Block Licences

NSTA Awards Two North Sea Blocks to Harvester Energy


Published: Sunday March 24, 2024
By: Oilfield Africa Review

Harvester Energy (UK) Ltd, a wholly owned subsidiary of Harvester Energy Pty Ltd, has been awarded two blocks in the North Sea with confirmed oil reserves ideally suited to the company’s patented small-field development system.

Offshore Aberdeen in the Central North Sea, Block 29/7b contains the undeveloped Curlew A oil field and Block 22/12b contains the Phoenix Discovery. Harvester Energy was awarded the blocks by the North Sea Transition Authority in the second tranche of the 33rd oil and gas licensing round.

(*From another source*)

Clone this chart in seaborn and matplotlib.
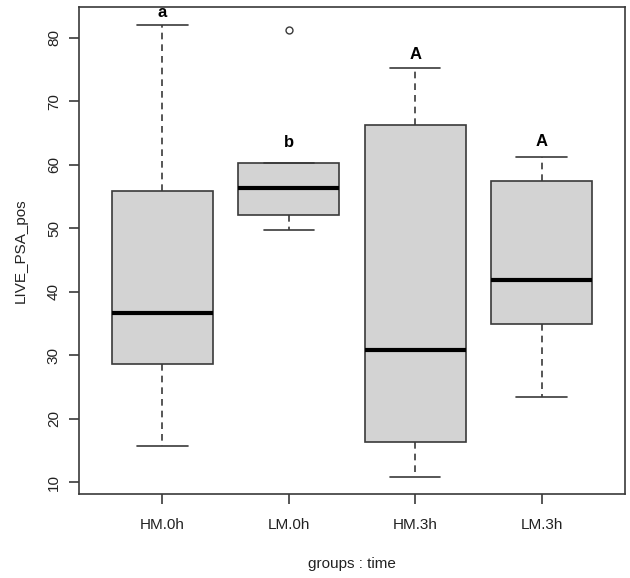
import seaborn as sns
import matplotlib.pyplot as plt
import pandas as pd

# Data (five numbers per group, plus the outlier)
groups = ['HM.0h', 'LM.0h', 'HM.3h', 'LM.3h']
hm_0h = [15.7, 28.6, 36.6, 55.8, 82.0]
lm_0h = [49.7, 52.1, 56.3, 60.3, 81.2]
hm_3h = [10.9, 16.3, 30.9, 66.2, 75.2]
lm_3h = [23.5, 34.9, 41.8, 57.5, 61.3]
letters = ['a', 'b', 'A', 'A']
letter_y = [83.9, 63.5, 77.4, 63.6]

df = pd.DataFrame({
    'time': sum([[g] * 5 for g in groups], []),
    'LIVE_PSA_pos': hm_0h + lm_0h + hm_3h + lm_3h,
})

sns.set_style('white')
plt.rcParams['font.family'] = ['Liberation Sans', 'DejaVu Sans']

fig = plt.figure(figsize=(6.3, 5.78), dpi=100)
ax = fig.add_axes([79 / 630, 1 - 494 / 578, (625 - 79) / 630, (494 - 7) / 578])

edge = '#3a3a3a'
sns.boxplot(
    data=df, x='time', y='LIVE_PSA_pos', order=groups, ax=ax,
    width=0.8, color='#d3d3d3', saturation=1, linewidth=1.2,
    boxprops=dict(facecolor='#d3d3d3', edgecolor=edge),
    whiskerprops=dict(color=edge, linestyle=(0, (4, 3))),
    capprops=dict(color=edge),
    medianprops=dict(color='black', linewidth=3),
    flierprops=dict(marker='o', markersize=5, markerfacecolor='white',
                    markeredgecolor=edge, markeredgewidth=1),
)

for i, (lab, y) in enumerate(zip(letters, letter_y)):
    ax.text(i, y, lab, ha='center', va='center', fontsize=12,
            fontweight='bold', color='black')

ax.set_xlim(-0.66, 3.66)
ax.set_ylim(8.16, 84.84)
ax.set_yticks(range(10, 81, 10))
ax.set_yticklabels([str(v) for v in range(10, 81, 10)], rotation=90,
                   va='center')

for s in ax.spines.values():
    s.set_color(edge)
    s.set_linewidth(1.2)
ax.tick_params(axis='both', direction='out', length=7, width=1.2,
               color=edge, labelcolor='#222222', labelsize=11, pad=6,
               left=True, bottom=True)
ax.tick_params(axis='x', pad=10)
ax.set_xlabel('groups : time', fontsize=11, color='#222222', labelpad=18)
ax.set_ylabel('LIVE_PSA_pos', fontsize=11, color='#222222', labelpad=14)

fig.savefig('out.png', dpi=100)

Harvester Energy Chair Andy Jacob said: “Harvester Energy’s mission is to identify discovered and appraised but undeveloped oil fields that can be rapidly and cost-effectively commercialised. We believe both Curlew A and Pheonix prospects are ideally suited to the patented “PivotreeTM/Harvester” small-field production system.”

Harvester Energy is targeting so-called stranded oil fields with confirmed discoveries that are considered too small to support standalone development and too far from existing offtake facilities to tie back.

The PivotreeTM/Harvester system consists of a single PivotreeTM subsea oil production Christmas tree that doubles as the station keeping (mooring) for a floating production, storage, and offload vessel (FPSO).

The first phase of development of the Curlew A and Pheonix oil fields is a review of existing 3D seismic data to better understand reservoir modelling to underpin the economic evaluation of the fields.

Harvester Energy and Pivotree Pty Ltd have signed an MOU under which the companies commit to work together through the development process, with Pivotree providing engineering and technical support for early study work. The companies will negotiate a more detailed procurement agreement based on the key terms agreed in the MOU.

Harvester Managing Director Chris Merrick said: “Harvester Energy will support society through the energy transition by operating short-duration, conventional hydrocarbon developments with reduced capital, operating, and abandonment costs, and lower environmental impact, opening a route to market for stranded resources.”